- Based on: The Horsemasters by Don Stanford
- Written by: William Fairchild; Ted Willis;
- Directed by: William Fairchild
- Starring: Tommy Kirk; Annette Funicello; Janet Munro; Donald Pleasence;
- Country of origin: United States
- Original language: English

Production
- Cinematography: Freddie Francis
- Running time: 85 minutes
- Production company: Walt Disney Productions

Original release
- Network: NBC
- Release: October 1, 1961

= The Horsemasters =

The Horsemasters is a 2-part episode of the Disneyland TV show from 1961 which screened theatrically in some countries.

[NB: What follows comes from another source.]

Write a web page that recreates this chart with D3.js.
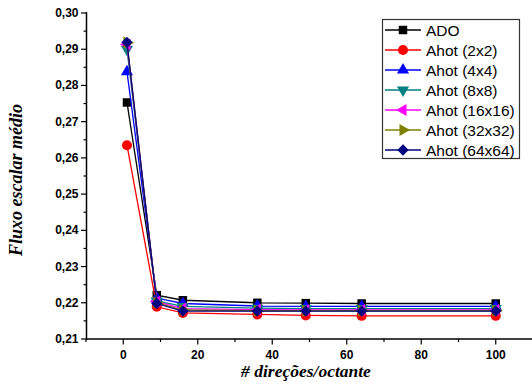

The film was one of several Disney films that was shot in England. The hunt scenes were filmed at Thursley in Surrey, where the Three Horseshoes public house was used as a backdrop. It was Annette Funicello's first co-starring role in a feature film. The film included a song written by the Sherman Brothers, the first song which the duo ever wrote for a Disney project. The film received a comic book adaptation in the Four Color series by Dell Comics.

==Plot==
A group of young people do a course in horsemanship in England.

==Cast==
- Annette Funicello as Dinah Wilcox
- Tommy Kirk as Danny Grant
- Janet Munro as Janet Hale
- Tony Britton as Major George Brooke
- John Fraser as David Lawford
- Donald Pleasence as Captain Pinski
- Harry Lockart as Vincenzo Lalli
- Colin Gordon as Mr. Ffolliott
- Anthony Nicholls as Hardy Cole
- Jean Marsh as Andrienne
- Lisa Madron as Ingrid
- Penelope Horner as Penny
- Millicent Martin as Joan

==Production==
It was based on a 1957 novel by Don Stanford. Film rights were bought by Walt Disney, who authorised a television film version to be shot in England. Disney made a number of films in England around this time, including Greyfriars Bobby and The Prince and the Pauper. The studio was producing television films in Europe, including the Netherlands (Hans Brinker), Austria (The Magnificent Rebel), Mexico (Sancho, the Homing Steer), the American northwest (A Fire Called Jeremiah) and Italy (Escapade in Florence).

In August 1960 Annette Funicello and Tommy Kirk were cast. It was Funicello's first co-starring role in a feature.

The musical number, "Strummin' Song", performed by Annette Funicello and written by the Sherman Brothers marked the first song the Sherman Brothers ever wrote for a Disney project. (Although they had written songs for Annette Funicello previously.) It led to them being hired to write a song for The Parent Trap.

The film was shot on location in England. Filming started September 1960. Funicello and Kirk were sent to England several weeks before filming started to practise their riding.

It was the last of four films Janet Munro made for Disney. Filmink noted she "played a grumpier character than usual."

Funicello says during filming married members of crew would have affairs with the cast, and at times the director "would refer to me dismissively as 'the Disney girl' and make unflattering comments about me. Of course he was not the first and would not be the last to take a dislike to me because he felt I was Mr Disney's 'pet'."

Freddie Francis worked on the film at the request of William Fairchild (the two men had worked together on Outcasts of the Island). Francis called it "probably the worst film I've ever done, it really was... I don't know how to describe it, it was absolutely mad. I don't think anybody really believed in the film... any time anybody mentions Horsemasters we just fall about. But we did have a wonderful time. Unbelievable."

==Comic book adaptation==
- Dell Four Color #1260 (December 1961-February 1962)

==Home media==
The Horsemasters was released on VHS by Walt Disney Home Video in early 1986 as part of "Annette Month", a promotion featuring five films starring Annette Funicello.